» **What this task involves**:
Transcribe every line from the top down to the line with "var chart = echarts.init(document.getElementById('chart'));", both ends included, but not the pictures.

» **Data provided**:
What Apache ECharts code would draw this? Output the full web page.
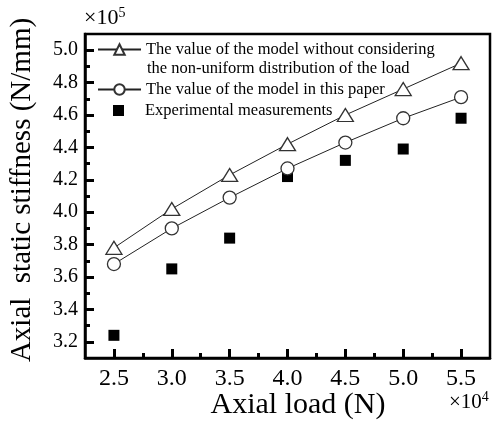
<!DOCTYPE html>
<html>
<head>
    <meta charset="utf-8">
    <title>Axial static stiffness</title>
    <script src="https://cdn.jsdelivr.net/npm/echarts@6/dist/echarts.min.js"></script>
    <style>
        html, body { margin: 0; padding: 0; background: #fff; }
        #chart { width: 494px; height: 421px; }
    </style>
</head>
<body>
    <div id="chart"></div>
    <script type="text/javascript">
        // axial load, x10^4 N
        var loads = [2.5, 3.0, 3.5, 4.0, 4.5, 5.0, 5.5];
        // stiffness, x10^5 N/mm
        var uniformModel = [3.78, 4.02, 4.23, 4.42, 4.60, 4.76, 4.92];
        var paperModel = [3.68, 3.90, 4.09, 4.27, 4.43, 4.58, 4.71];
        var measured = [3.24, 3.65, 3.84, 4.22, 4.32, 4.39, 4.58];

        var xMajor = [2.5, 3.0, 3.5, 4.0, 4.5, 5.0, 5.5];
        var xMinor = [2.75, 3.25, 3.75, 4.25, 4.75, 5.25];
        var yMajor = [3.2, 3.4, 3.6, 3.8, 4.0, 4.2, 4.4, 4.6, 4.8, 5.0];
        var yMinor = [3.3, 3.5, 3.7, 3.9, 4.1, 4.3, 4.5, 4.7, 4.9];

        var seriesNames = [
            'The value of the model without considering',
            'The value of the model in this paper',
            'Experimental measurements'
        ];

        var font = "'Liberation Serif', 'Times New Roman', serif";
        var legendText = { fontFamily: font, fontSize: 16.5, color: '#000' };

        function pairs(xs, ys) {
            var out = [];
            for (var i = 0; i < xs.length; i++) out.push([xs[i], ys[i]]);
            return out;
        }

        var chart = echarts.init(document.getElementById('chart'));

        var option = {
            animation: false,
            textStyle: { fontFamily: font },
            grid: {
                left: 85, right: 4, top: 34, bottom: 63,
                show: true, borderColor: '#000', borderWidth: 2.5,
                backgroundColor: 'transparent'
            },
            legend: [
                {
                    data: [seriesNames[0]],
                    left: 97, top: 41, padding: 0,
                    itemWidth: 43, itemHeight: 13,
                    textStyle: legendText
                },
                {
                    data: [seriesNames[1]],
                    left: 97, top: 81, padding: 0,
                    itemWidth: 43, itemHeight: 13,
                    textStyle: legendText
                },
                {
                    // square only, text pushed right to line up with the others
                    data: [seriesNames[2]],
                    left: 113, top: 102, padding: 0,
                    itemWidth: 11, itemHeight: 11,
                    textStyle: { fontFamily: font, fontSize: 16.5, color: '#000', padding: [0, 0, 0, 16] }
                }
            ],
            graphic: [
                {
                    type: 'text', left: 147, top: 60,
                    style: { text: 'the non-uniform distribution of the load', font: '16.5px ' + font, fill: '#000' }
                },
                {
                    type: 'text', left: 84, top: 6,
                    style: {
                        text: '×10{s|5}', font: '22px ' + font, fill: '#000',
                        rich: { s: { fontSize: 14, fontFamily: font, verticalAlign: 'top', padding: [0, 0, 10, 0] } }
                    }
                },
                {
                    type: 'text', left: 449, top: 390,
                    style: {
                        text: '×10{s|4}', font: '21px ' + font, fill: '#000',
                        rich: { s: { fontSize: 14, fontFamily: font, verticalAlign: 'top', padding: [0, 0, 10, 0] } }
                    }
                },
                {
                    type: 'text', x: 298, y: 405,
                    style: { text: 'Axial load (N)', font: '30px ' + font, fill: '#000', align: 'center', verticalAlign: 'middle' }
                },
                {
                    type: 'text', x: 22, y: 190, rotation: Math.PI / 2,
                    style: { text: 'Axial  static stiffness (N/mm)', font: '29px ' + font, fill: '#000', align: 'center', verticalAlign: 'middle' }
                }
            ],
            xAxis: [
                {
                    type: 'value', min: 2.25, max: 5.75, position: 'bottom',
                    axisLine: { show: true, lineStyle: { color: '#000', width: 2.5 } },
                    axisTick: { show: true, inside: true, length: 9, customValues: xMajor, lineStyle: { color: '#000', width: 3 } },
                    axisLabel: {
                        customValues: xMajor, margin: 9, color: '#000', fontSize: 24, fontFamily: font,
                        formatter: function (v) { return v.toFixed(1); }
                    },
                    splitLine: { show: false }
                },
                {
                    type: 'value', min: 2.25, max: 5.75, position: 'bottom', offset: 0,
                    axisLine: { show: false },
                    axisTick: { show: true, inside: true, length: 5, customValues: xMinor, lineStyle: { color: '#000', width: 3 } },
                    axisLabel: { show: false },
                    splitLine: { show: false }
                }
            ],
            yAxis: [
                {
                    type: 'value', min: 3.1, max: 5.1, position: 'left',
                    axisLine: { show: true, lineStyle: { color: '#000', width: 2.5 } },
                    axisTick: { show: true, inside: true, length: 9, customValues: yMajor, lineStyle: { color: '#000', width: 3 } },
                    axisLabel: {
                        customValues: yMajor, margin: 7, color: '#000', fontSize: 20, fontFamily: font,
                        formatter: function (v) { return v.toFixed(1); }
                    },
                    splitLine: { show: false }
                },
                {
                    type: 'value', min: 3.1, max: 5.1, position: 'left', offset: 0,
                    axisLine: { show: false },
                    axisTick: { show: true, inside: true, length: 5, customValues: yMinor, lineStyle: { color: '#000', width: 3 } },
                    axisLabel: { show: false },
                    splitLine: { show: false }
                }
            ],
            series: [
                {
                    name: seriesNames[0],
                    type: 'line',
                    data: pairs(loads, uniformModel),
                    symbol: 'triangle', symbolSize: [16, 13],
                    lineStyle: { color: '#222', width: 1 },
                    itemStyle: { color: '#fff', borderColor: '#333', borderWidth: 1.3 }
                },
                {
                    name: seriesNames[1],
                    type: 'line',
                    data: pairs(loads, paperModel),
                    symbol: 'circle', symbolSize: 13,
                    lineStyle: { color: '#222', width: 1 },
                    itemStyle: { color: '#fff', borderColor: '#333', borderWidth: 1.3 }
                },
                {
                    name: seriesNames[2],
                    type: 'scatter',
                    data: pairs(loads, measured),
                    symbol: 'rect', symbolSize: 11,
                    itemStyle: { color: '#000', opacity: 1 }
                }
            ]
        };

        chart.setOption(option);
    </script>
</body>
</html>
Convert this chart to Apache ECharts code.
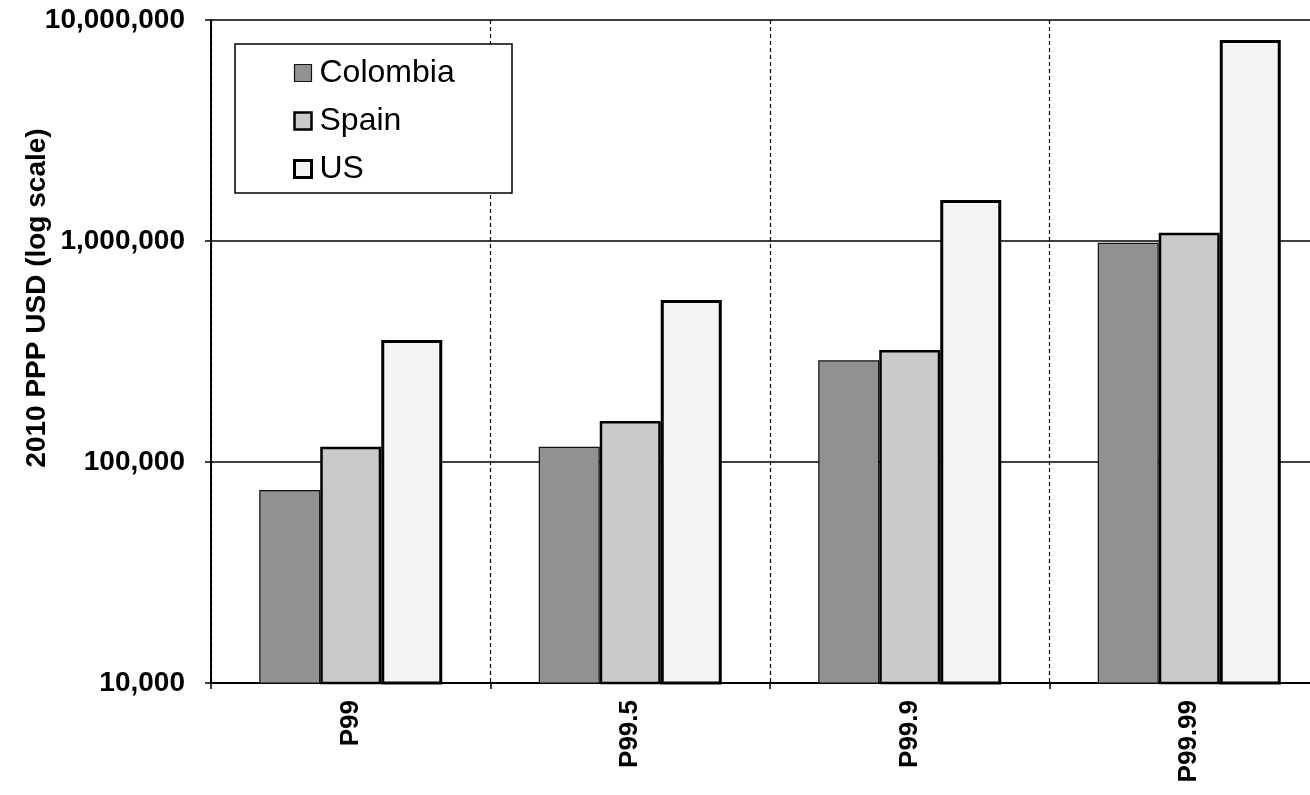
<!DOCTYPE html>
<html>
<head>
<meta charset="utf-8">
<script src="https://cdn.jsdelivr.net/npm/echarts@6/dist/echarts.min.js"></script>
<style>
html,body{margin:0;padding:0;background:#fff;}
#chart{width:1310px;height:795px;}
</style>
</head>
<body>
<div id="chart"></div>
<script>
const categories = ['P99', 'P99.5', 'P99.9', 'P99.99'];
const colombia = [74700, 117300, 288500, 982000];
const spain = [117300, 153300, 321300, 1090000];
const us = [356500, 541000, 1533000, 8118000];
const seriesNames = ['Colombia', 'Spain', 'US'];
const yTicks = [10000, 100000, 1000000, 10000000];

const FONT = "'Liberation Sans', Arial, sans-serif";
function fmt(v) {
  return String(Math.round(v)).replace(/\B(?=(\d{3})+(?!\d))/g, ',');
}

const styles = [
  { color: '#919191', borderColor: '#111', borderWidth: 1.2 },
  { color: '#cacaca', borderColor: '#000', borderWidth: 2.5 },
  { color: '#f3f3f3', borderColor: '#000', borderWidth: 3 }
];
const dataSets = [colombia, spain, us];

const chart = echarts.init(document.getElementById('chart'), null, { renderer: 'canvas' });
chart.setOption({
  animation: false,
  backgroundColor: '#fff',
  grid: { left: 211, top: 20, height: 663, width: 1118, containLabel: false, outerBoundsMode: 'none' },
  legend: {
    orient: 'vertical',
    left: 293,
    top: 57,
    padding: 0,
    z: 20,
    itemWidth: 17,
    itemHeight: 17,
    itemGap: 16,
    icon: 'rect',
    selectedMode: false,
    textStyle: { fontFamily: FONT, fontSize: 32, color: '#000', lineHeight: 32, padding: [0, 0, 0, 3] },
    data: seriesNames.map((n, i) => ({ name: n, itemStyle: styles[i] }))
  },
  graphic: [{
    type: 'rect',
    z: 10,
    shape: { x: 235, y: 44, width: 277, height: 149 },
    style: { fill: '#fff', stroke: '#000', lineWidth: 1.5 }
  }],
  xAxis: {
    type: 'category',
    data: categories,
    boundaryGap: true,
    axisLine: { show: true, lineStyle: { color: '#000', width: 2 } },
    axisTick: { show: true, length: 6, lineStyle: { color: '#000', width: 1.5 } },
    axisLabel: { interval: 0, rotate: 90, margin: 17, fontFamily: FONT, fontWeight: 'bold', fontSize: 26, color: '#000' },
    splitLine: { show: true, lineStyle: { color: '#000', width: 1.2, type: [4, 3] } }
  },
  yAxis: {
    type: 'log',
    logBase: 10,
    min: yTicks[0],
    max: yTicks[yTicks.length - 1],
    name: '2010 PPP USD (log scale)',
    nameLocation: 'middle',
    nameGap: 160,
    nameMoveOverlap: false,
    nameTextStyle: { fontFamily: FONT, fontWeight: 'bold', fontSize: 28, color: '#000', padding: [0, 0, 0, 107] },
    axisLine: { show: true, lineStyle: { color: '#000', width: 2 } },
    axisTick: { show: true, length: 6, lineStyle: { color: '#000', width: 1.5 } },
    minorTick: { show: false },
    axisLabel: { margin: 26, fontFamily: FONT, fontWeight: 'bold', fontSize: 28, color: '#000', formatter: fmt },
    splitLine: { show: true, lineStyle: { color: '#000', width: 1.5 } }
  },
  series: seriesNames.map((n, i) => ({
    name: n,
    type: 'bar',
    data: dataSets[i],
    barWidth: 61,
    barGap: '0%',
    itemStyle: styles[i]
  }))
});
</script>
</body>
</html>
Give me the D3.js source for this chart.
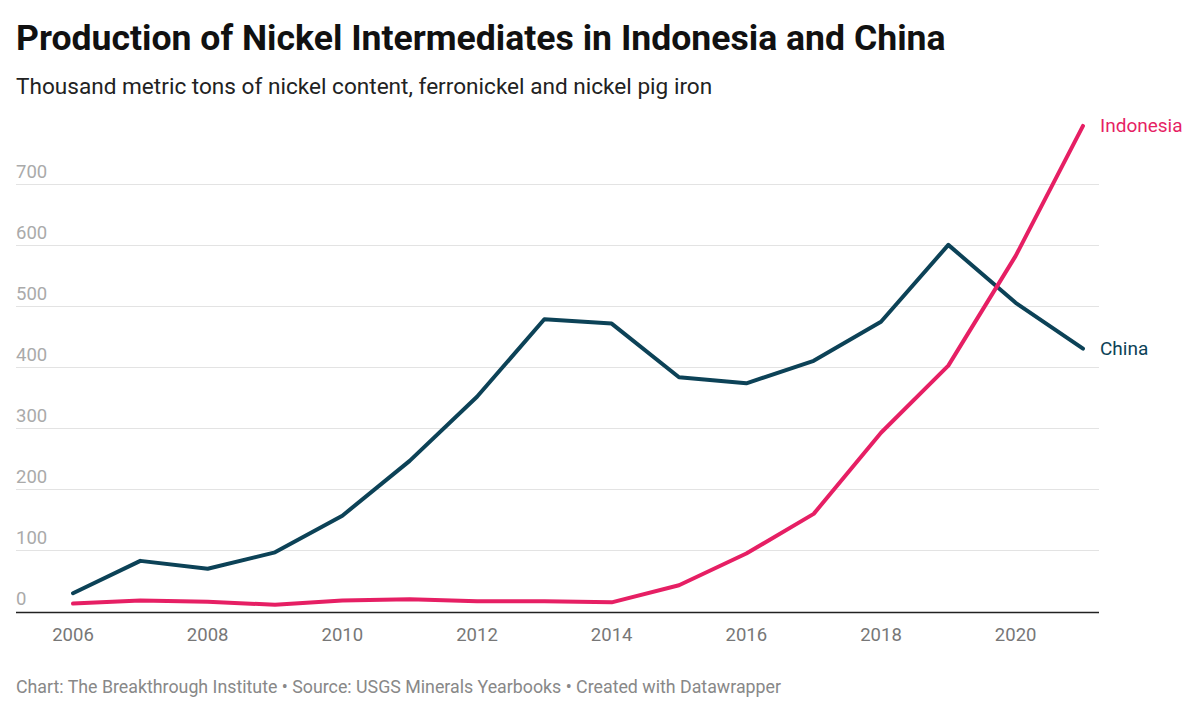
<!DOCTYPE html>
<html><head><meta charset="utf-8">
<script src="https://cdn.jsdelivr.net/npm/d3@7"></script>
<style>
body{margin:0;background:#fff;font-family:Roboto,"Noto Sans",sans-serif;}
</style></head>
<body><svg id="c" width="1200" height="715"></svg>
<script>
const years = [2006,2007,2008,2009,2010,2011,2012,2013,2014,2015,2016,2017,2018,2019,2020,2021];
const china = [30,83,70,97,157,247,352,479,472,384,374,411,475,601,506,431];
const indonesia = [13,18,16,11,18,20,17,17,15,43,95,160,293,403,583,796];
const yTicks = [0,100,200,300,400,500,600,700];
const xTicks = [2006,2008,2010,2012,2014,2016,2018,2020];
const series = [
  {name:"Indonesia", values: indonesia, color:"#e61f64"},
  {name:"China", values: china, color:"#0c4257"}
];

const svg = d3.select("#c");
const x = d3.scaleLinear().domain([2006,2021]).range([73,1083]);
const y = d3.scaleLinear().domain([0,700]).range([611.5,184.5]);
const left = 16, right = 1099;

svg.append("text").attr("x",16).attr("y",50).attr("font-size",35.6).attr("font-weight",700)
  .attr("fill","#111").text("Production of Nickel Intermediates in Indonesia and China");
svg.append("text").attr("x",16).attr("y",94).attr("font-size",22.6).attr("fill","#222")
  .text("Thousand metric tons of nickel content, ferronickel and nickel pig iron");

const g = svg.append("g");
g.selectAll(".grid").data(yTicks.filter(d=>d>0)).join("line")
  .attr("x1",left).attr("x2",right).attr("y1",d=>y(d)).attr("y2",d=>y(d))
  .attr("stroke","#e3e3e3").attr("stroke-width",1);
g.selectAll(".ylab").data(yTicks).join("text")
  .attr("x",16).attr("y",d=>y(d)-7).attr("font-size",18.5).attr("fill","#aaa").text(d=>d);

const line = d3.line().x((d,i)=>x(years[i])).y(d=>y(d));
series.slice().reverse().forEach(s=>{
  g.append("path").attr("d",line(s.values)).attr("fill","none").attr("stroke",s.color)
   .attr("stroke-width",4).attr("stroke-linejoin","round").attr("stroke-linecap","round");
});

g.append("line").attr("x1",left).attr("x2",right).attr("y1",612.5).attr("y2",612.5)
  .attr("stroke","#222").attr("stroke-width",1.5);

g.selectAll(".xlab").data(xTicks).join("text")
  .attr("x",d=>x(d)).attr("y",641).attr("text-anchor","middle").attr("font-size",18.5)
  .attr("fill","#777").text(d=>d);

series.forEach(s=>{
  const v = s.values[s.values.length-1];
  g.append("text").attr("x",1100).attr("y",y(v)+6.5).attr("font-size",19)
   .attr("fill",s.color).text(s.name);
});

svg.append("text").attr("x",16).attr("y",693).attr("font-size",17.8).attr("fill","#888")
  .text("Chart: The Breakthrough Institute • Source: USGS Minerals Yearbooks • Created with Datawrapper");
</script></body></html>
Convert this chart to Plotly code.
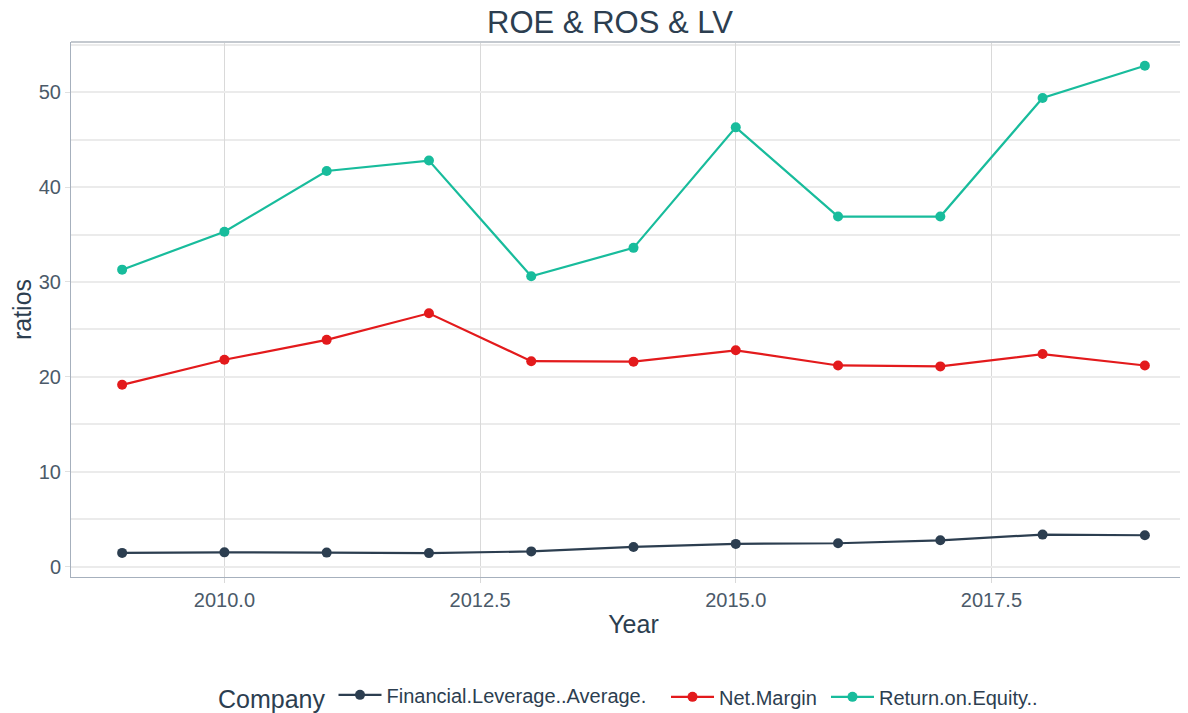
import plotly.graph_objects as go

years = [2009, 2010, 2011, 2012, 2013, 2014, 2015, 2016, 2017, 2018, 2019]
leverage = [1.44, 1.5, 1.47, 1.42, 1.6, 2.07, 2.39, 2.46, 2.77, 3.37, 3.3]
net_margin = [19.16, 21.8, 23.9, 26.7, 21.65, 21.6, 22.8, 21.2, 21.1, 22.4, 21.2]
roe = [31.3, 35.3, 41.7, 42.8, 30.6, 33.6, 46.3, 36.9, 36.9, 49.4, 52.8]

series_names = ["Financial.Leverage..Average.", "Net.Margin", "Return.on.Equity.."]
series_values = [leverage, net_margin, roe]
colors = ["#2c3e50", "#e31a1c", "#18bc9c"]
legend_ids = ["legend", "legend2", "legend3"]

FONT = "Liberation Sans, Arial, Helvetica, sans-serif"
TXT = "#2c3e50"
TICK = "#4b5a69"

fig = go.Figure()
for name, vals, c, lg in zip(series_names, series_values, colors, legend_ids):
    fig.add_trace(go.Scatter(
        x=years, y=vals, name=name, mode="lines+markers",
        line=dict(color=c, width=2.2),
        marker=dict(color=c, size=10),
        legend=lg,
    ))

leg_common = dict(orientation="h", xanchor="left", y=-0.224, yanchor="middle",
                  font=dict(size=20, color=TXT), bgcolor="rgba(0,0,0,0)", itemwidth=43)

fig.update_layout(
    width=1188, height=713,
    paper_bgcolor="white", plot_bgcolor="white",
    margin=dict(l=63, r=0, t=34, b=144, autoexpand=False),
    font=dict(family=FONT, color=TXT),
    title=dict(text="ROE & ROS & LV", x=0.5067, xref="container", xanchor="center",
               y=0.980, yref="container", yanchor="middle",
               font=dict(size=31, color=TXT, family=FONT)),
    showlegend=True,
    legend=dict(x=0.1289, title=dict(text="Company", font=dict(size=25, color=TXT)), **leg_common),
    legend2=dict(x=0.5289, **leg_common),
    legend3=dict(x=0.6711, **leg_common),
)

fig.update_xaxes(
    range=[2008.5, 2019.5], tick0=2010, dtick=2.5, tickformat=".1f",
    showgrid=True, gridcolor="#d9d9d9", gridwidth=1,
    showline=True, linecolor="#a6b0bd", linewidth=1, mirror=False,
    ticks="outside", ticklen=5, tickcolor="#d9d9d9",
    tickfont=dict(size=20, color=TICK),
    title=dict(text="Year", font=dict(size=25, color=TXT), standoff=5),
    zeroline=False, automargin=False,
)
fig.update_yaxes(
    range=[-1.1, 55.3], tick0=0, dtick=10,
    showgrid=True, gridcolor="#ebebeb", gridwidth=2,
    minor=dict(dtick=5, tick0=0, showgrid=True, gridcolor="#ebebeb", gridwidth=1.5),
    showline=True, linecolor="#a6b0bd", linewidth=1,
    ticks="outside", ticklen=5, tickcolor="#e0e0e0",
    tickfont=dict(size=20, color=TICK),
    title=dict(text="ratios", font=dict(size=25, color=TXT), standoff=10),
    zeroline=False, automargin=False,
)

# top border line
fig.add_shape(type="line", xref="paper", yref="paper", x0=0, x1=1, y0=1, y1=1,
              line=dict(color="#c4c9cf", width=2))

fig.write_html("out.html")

» **Finished exercise**:
What Apache ECharts code would draw this? Output the full web page.
<!DOCTYPE html>
<html>
<head>
    <meta charset="utf-8">
    <title>Axial static stiffness</title>
    <script src="https://cdn.jsdelivr.net/npm/echarts@6/dist/echarts.min.js"></script>
    <style>
        html, body { margin: 0; padding: 0; background: #fff; }
        #chart { width: 494px; height: 421px; }
    </style>
</head>
<body>
    <div id="chart"></div>
    <script type="text/javascript">
        // axial load, x10^4 N
        var loads = [2.5, 3.0, 3.5, 4.0, 4.5, 5.0, 5.5];
        // stiffness, x10^5 N/mm
        var uniformModel = [3.78, 4.02, 4.23, 4.42, 4.60, 4.76, 4.92];
        var paperModel = [3.68, 3.90, 4.09, 4.27, 4.43, 4.58, 4.71];
        var measured = [3.24, 3.65, 3.84, 4.22, 4.32, 4.39, 4.58];

        var xMajor = [2.5, 3.0, 3.5, 4.0, 4.5, 5.0, 5.5];
        var xMinor = [2.75, 3.25, 3.75, 4.25, 4.75, 5.25];
        var yMajor = [3.2, 3.4, 3.6, 3.8, 4.0, 4.2, 4.4, 4.6, 4.8, 5.0];
        var yMinor = [3.3, 3.5, 3.7, 3.9, 4.1, 4.3, 4.5, 4.7, 4.9];

        var seriesNames = [
            'The value of the model without considering',
            'The value of the model in this paper',
            'Experimental measurements'
        ];

        var font = "'Liberation Serif', 'Times New Roman', serif";
        var legendText = { fontFamily: font, fontSize: 16.5, color: '#000' };

        function pairs(xs, ys) {
            var out = [];
            for (var i = 0; i < xs.length; i++) out.push([xs[i], ys[i]]);
            return out;
        }

        var chart = echarts.init(document.getElementById('chart'));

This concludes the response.